### Data provided
********************

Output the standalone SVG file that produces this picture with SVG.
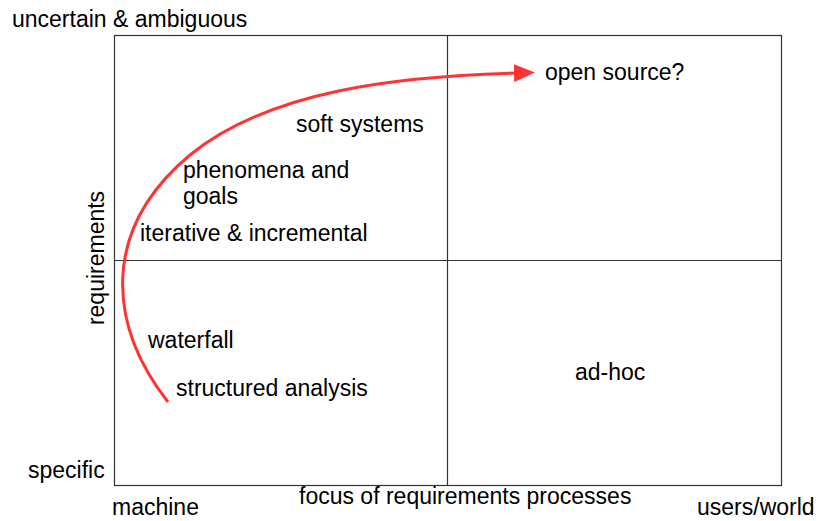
<svg xmlns="http://www.w3.org/2000/svg" width="819" height="521" viewBox="0 0 819 521">
<style>
text{font-family:"Liberation Sans",Arial,sans-serif;font-size:23px;fill:#000}
.grid{fill:none;stroke:#333;stroke-width:1.2}
.curve{fill:none;stroke:#ff3333;stroke-width:3}
</style>
<defs>
<marker id="ah" markerWidth="8" markerHeight="6" refX="1" refY="3" orient="auto" markerUnits="strokeWidth">
<path d="M0,0 L7,3 L0,6 z" fill="#ff3333"/>
</marker>
</defs>
<rect width="819" height="521" fill="#fff"/>
<g id="quadrants">
<rect class="grid" x="114.5" y="35.5" width="667" height="450"/>
<line class="grid" x1="447.5" y1="35.5" x2="447.5" y2="485.5"/>
<line class="grid" x1="114.5" y1="260.5" x2="781.5" y2="260.5"/>
</g>
<g id="axes">
<text x="12" y="27">uncertain &amp; ambiguous</text>
<text x="28" y="478">specific</text>
<text transform="translate(104,258) rotate(-90)" text-anchor="middle">requirements</text>
<text x="112" y="515">machine</text>
<text x="299" y="504">focus of requirements processes</text>
<text x="697" y="515">users/world</text>
</g>
<g id="connectors">
<path class="curve" d="M168,402 C108,325 100,230 190,155 C270,90 400,76 517,73" marker-end="url(#ah)"/>
</g>
<g id="n-open-source"><text x="545" y="80">open source?</text></g>
<g id="n-soft-systems"><text x="296" y="132">soft systems</text></g>
<g id="n-phenomena"><text x="183" y="178">phenomena and</text><text x="183" y="204">goals</text></g>
<g id="n-iterative"><text x="140" y="241">iterative &amp; incremental</text></g>
<g id="n-waterfall"><text x="148" y="348">waterfall</text></g>
<g id="n-structured"><text x="176" y="396">structured analysis</text></g>
<g id="n-adhoc"><text x="575" y="380">ad-hoc</text></g>
</svg>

********************

### Written exercise
Reproduce the listing exactly. Leave its pictures out.

### Exercise result
Output the standalone SVG file that produces this picture with SVG.
<svg xmlns="http://www.w3.org/2000/svg" width="819" height="521" viewBox="0 0 819 521">
<style>
text{font-family:"Liberation Sans",Arial,sans-serif;font-size:23px;fill:#000}
.grid{fill:none;stroke:#333;stroke-width:1.2}
.curve{fill:none;stroke:#ff3333;stroke-width:3}
</style>
<defs>
<marker id="ah" markerWidth="8" markerHeight="6" refX="1" refY="3" orient="auto" markerUnits="strokeWidth">
<path d="M0,0 L7,3 L0,6 z" fill="#ff3333"/>
</marker>
</defs>
<rect width="819" height="521" fill="#fff"/>
<g id="quadrants">
<rect class="grid" x="114.5" y="35.5" width="667" height="450"/>
<line class="grid" x1="447.5" y1="35.5" x2="447.5" y2="485.5"/>
<line class="grid" x1="114.5" y1="260.5" x2="781.5" y2="260.5"/>
</g>
<g id="axes">
<text x="12" y="27">uncertain &amp; ambiguous</text>
<text x="28" y="478">specific</text>
<text transform="translate(104,258) rotate(-90)" text-anchor="middle">requirements</text>
<text x="112" y="515">machine</text>
<text x="299" y="504">focus of requirements processes</text>
<text x="697" y="515">users/world</text>
</g>
<g id="connectors">
<path class="curve" d="M168,402 C108,325 100,230 190,155 C270,90 400,76 517,73" marker-end="url(#ah)"/>
</g>
<g id="n-open-source"><text x="545" y="80">open source?</text></g>
<g id="n-soft-systems"><text x="296" y="132">soft systems</text></g>
<g id="n-phenomena"><text x="183" y="178">phenomena and</text><text x="183" y="204">goals</text></g>
<g id="n-iterative"><text x="140" y="241">iterative &amp; incremental</text></g>
<g id="n-waterfall"><text x="148" y="348">waterfall</text></g>
<g id="n-structured"><text x="176" y="396">structured analysis</text></g>
<g id="n-adhoc"><text x="575" y="380">ad-hoc</text></g>
</svg>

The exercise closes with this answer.